▶ [WRITTEN TASK]:
Repeat everything from the first line of the listing below through the line that contains "YAxis, LabelList, ReferenceLine", exactly. Leave out pictures.

══════

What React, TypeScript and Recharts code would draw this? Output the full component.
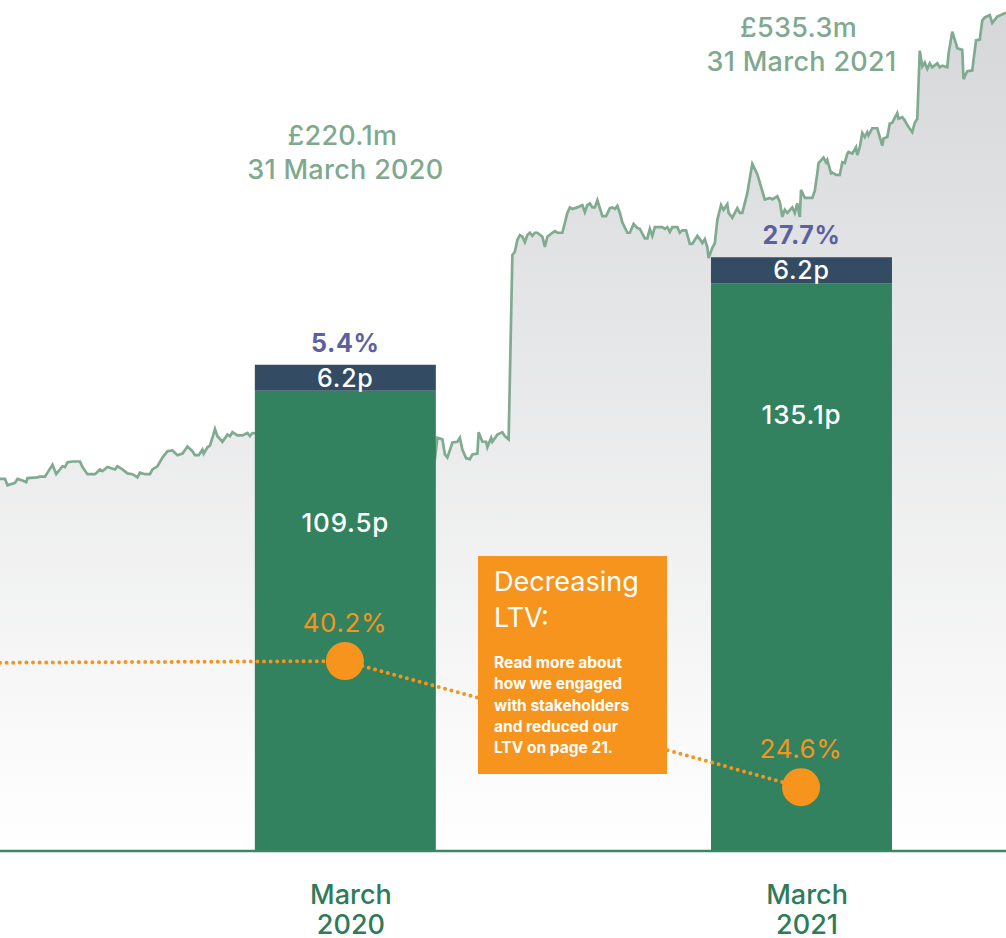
import React from 'react';
import { ComposedChart, Area, Bar, Line, XAxis, YAxis, LabelList, ReferenceLine } from 'recharts';

const FONT = 'Inter, "Open Sans", "DejaVu Sans", sans-serif';

// Market capitalisation (£m) – days since start of the displayed period
const marketCapDays = [
  0, 4, 6, 12, 14, 18, 21, 22, 30, 32, 36, 38, 42, 45, 50, 52, 54, 58, 64, 66, 70, 76, 80, 82, 86, 92, 94, 98,
  102, 106, 110, 112, 116, 120, 122, 126, 130, 134, 138, 142, 146, 150, 154, 156, 159, 162, 163, 166, 168, 170,
  172, 174, 178, 182, 184, 186, 190, 194, 198, 200, 202, 276, 348, 350, 354, 356, 358, 362, 366, 368, 370, 373,
  376, 378, 382, 383, 386, 389, 390, 393, 394, 398, 402, 404, 407, 410, 412, 414, 416, 418, 420, 422, 424, 426,
  428, 430, 434, 436, 438, 442, 444, 446, 450, 454, 456, 458, 462, 466, 468, 470, 472, 474, 476, 478, 480, 482,
  485, 488, 490, 492, 494, 496, 498, 502, 504, 507, 510, 512, 516, 518, 520, 522, 524, 530, 532, 534, 536, 538,
  542, 544, 546, 549, 552, 554, 558, 560, 562, 564, 566, 567, 570, 572, 574, 577, 579, 582, 583, 586, 590, 592,
  594, 598, 600, 602, 606, 609, 612, 616, 618, 622, 624, 626, 628, 630, 634, 636, 638, 640, 641, 644, 650, 652,
  654, 655, 659, 661, 662, 665, 666, 669, 672, 674, 676, 678, 679, 682, 685, 686, 688, 690, 692, 694, 695, 698,
  702, 706, 707, 710, 712, 714, 718, 719, 722, 724, 726, 730, 732, 734, 736, 738, 740, 742, 744, 746, 750, 752,
  754, 758, 759, 762, 765, 766, 770, 771, 774, 778, 781, 784, 786, 788, 792, 794, 798, 805,
];
const marketCapValues = [
  170, 170, 162, 165, 170, 168, 166, 171, 172, 173, 173, 178, 188, 176, 186, 185, 191, 192, 192, 185, 176, 176, 182, 180, 185, 182, 186, 182,
  177, 176, 172, 178, 176, 176, 182, 186, 197, 205, 206, 200, 202, 211, 205, 200, 200, 207, 202, 210, 212, 222,
  233, 224, 217, 226, 224, 229, 225, 225, 228, 224, 228, 220.1, 195, 222, 220, 201, 197, 216, 217, 222, 207, 196,
  195, 201, 202, 229, 217, 217, 210, 222, 217, 226, 229, 224, 220, 453, 457, 472, 478, 476, 469, 478, 481, 477,
  481, 481, 476, 463, 476, 481, 483, 481, 481, 506, 513, 511, 513, 516, 507, 516, 518, 513, 513, 522, 512, 502,
  502, 512, 513, 511, 515, 506, 494, 481, 481, 492, 487, 486, 474, 474, 486, 477, 488, 488, 486, 488, 482, 488,
  488, 481, 484, 484, 467, 467, 477, 473, 468, 473, 463, 449, 462, 468, 497, 516, 510, 517, 506, 500, 512, 506,
  506, 531, 550, 568, 555, 539, 523, 525, 523, 527, 520, 501, 510, 506, 513, 506, 518, 501, 535.3, 525, 525, 534,
  556, 569, 576, 570, 573, 556, 557, 554, 554, 570, 569, 581, 583, 581, 589, 579, 589, 607, 602, 608, 604, 613,
  613, 591, 600, 602, 619, 620, 632, 625, 627, 623, 617, 608, 620, 625, 711, 691, 696, 688, 695, 690, 695, 690,
  692, 690, 707, 735, 720, 714, 712, 675, 685, 686, 724, 725, 749, 753, 756, 746, 754, 759,
];

// Year-end bars (31 March 2020, 31 March 2021)
const barDays = [276, 641];
const periodLabels = [['March', '2020'], ['March', '2021']];
const navPerShare = [109.5, 135.1];
const dividends = [6.2, 6.2];
const totalReturn = [5.4, 27.7];
const marketCapYearEnd = [220.1, 535.3];
const yearEndDates = ['31 March 2020', '31 March 2021'];

// Loan to value (%)
const ltvDays = [0, 276, 641];
const ltvValues = [40.0, 40.2, 24.6];
const ltvShown = [false, true, true];

const DOMAIN_DAYS: [number, number] = [0, 805];

const mcapData = marketCapDays.map((day, i) => ({ day, mcap: marketCapValues[i] }));

const barData = barDays.map((day, b) => ({
  day,
  nav: navPerShare[b],
  div: dividends[b],
  navLabel: `${navPerShare[b].toFixed(1)}p`,
  divLabel: `${dividends[b].toFixed(1)}p`,
  retLabel: `${totalReturn[b].toFixed(1)}%`,
  mcapLabel: `£${marketCapYearEnd[b].toFixed(1)}m`,
  dateLabel: yearEndDates[b],
}));

const ltvData = ltvDays.map((day, i) => ({
  day,
  ltv: ltvValues[i],
  ltvLabel: ltvShown[i] ? `${ltvValues[i].toFixed(1)}%` : '',
}));

const ORANGE = '#f7941d';

const box = (p: any) => {
  const vb = p.viewBox || {};
  return {
    x: vb.x ?? p.x,
    y: vb.y ?? p.y,
    w: vb.width ?? p.width ?? 0,
  };
};

const mk = (dy: number, fill: string, size: number, weight: number, ls: number, dx = 0) => (p: any) => {
  if (p.value == null || p.value === '') return null;
  const { x, y, w } = box(p);
  return (
    <text x={x + w / 2 + dx} y={y + dy} textAnchor="middle" fill={fill} fontSize={size} fontWeight={weight} letterSpacing={ls}>
      {p.value}
    </text>
  );
};

const navLabel = mk(141, '#ffffff', 26, 500, 0.8);
const divLabel = mk(22, '#ffffff', 25, 500, 0.8);
const retLabel = mk(-13, '#5b61a0', 25, 700, 0.6);
const mcapLabel = mk(-220, '#7fa98f', 27, 500, 0.3, -3);
const dateLabel = mk(-186, '#7fa98f', 27, 500, 0.3);

const ltvLabel = (p: any) => {
  if (p.value == null || p.value === '') return null;
  const { x, y } = box(p);
  return (
    <text x={x} y={y - 29} textAnchor="middle" fill={ORANGE} fontSize={26} fontWeight={400} letterSpacing={0.6}>
      {p.value}
    </text>
  );
};

const ltvDot = (p: any) => {
  if (p.cy == null || !p.payload || !p.payload.ltvLabel) return <g key={`d-${p.index}`} />;
  return <circle key={`d-${p.index}`} cx={p.cx} cy={p.cy} r={19} fill={ORANGE} />;
};

const PeriodTick = (p: any) => {
  const i = barDays.indexOf(p.payload?.value);
  if (i < 0) return null;
  const [a, b] = periodLabels[i];
  return (
    <g>
      <text x={p.x + 6} y={p.y + 45} textAnchor="middle" fill="#2f7b58" fontSize={27} fontWeight={500}>{a}</text>
      <text x={p.x + 6} y={p.y + 75} textAnchor="middle" fill="#2f7b58" fontSize={27} fontWeight={500}>{b}</text>
    </g>
  );
};

export default function App() {
  return (
    <div style={{ position: 'absolute', left: 0, top: 0, width: 1006, height: 938, background: '#ffffff', fontFamily: FONT, overflow: 'hidden' }}>
      <ComposedChart width={1006} height={938} data={barData} margin={{ top: 0, right: 0, bottom: 0, left: 0 }}>
        <defs>
          <linearGradient id="mcapFill" x1="0" y1="0" x2="0" y2="1">
            <stop offset="0%" stopColor="#d6d7d9" />
            <stop offset="100%" stopColor="#ffffff" />
          </linearGradient>
        </defs>
        <XAxis
          xAxisId="time"
          dataKey="day"
          type="number"
          domain={DOMAIN_DAYS}
          allowDataOverflow
          ticks={barDays}
          interval={0}
          axisLine={false}
          tickLine={false}
          height={87}
          tick={<PeriodTick />}
        />
        <XAxis xAxisId="bars" dataKey="day" type="number" domain={DOMAIN_DAYS} allowDataOverflow hide height={0} />
        <YAxis yAxisId="mcap" hide domain={[-300, 775]} allowDataOverflow />
        <YAxis yAxisId="nav" hide domain={[0, 202.5]} allowDataOverflow />
        <YAxis yAxisId="ltv" hide domain={[16.7, 122]} allowDataOverflow />
        <Area
          data={mcapData}
          xAxisId="time"
          yAxisId="mcap"
          dataKey="mcap"
          type="linear"
          stroke="#80ab90"
          strokeWidth={2.7}
          fill="url(#mcapFill)"
          fillOpacity={1}
          baseValue={-300}
          dot={false}
          activeDot={false}
          isAnimationActive={false}
        />
        <Bar xAxisId="bars" yAxisId="nav" dataKey="nav" stackId="s" fill="#33825f" barSize={181} isAnimationActive={false}>
          <LabelList dataKey="navLabel" content={navLabel} />
        </Bar>
        <Bar xAxisId="bars" yAxisId="nav" dataKey="div" stackId="s" fill="#334c63" barSize={181} isAnimationActive={false}>
          <LabelList dataKey="divLabel" content={divLabel} />
          <LabelList dataKey="retLabel" content={retLabel} />
          <LabelList dataKey="mcapLabel" content={mcapLabel} />
          <LabelList dataKey="dateLabel" content={dateLabel} />
        </Bar>
        <ReferenceLine xAxisId="time" yAxisId="nav" y={0} stroke="#3a8764" strokeWidth={2.5} />
        <Line
          data={ltvData}
          xAxisId="time"
          yAxisId="ltv"
          dataKey="ltv"
          type="linear"
          stroke={ORANGE}
          strokeWidth={4}
          strokeDasharray="0 6.6"
          strokeLinecap="round"
          dot={ltvDot}
          activeDot={false}
          isAnimationActive={false}
        >
          <LabelList dataKey="ltvLabel" content={ltvLabel} />
        </Line>
      </ComposedChart>
      <div
        style={{
          position: 'absolute',
          left: 478,
          top: 556,
          width: 189,
          height: 218,
          background: ORANGE,
          color: '#ffffff',
          boxSizing: 'border-box',
          padding: '8px 8px 0 16px',
        }}
      >
        <div style={{ fontSize: 27, lineHeight: '36px', fontWeight: 400 }}>Decreasing<br />LTV:</div>
        <div style={{ fontSize: 15.5, lineHeight: '21.3px', fontWeight: 700, marginTop: 16 }}>
          Read more about<br />how we engaged<br />with stakeholders<br />and reduced our<br />LTV on page 21.
        </div>
      </div>
    </div>
  );
}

══════

▶ [CORRECT ANSWER]:
What React, TypeScript and Recharts code would draw this? Output the full component.
import React from 'react';
import { ComposedChart, Area, Bar, Line, XAxis, YAxis, LabelList, ReferenceLine } from 'recharts';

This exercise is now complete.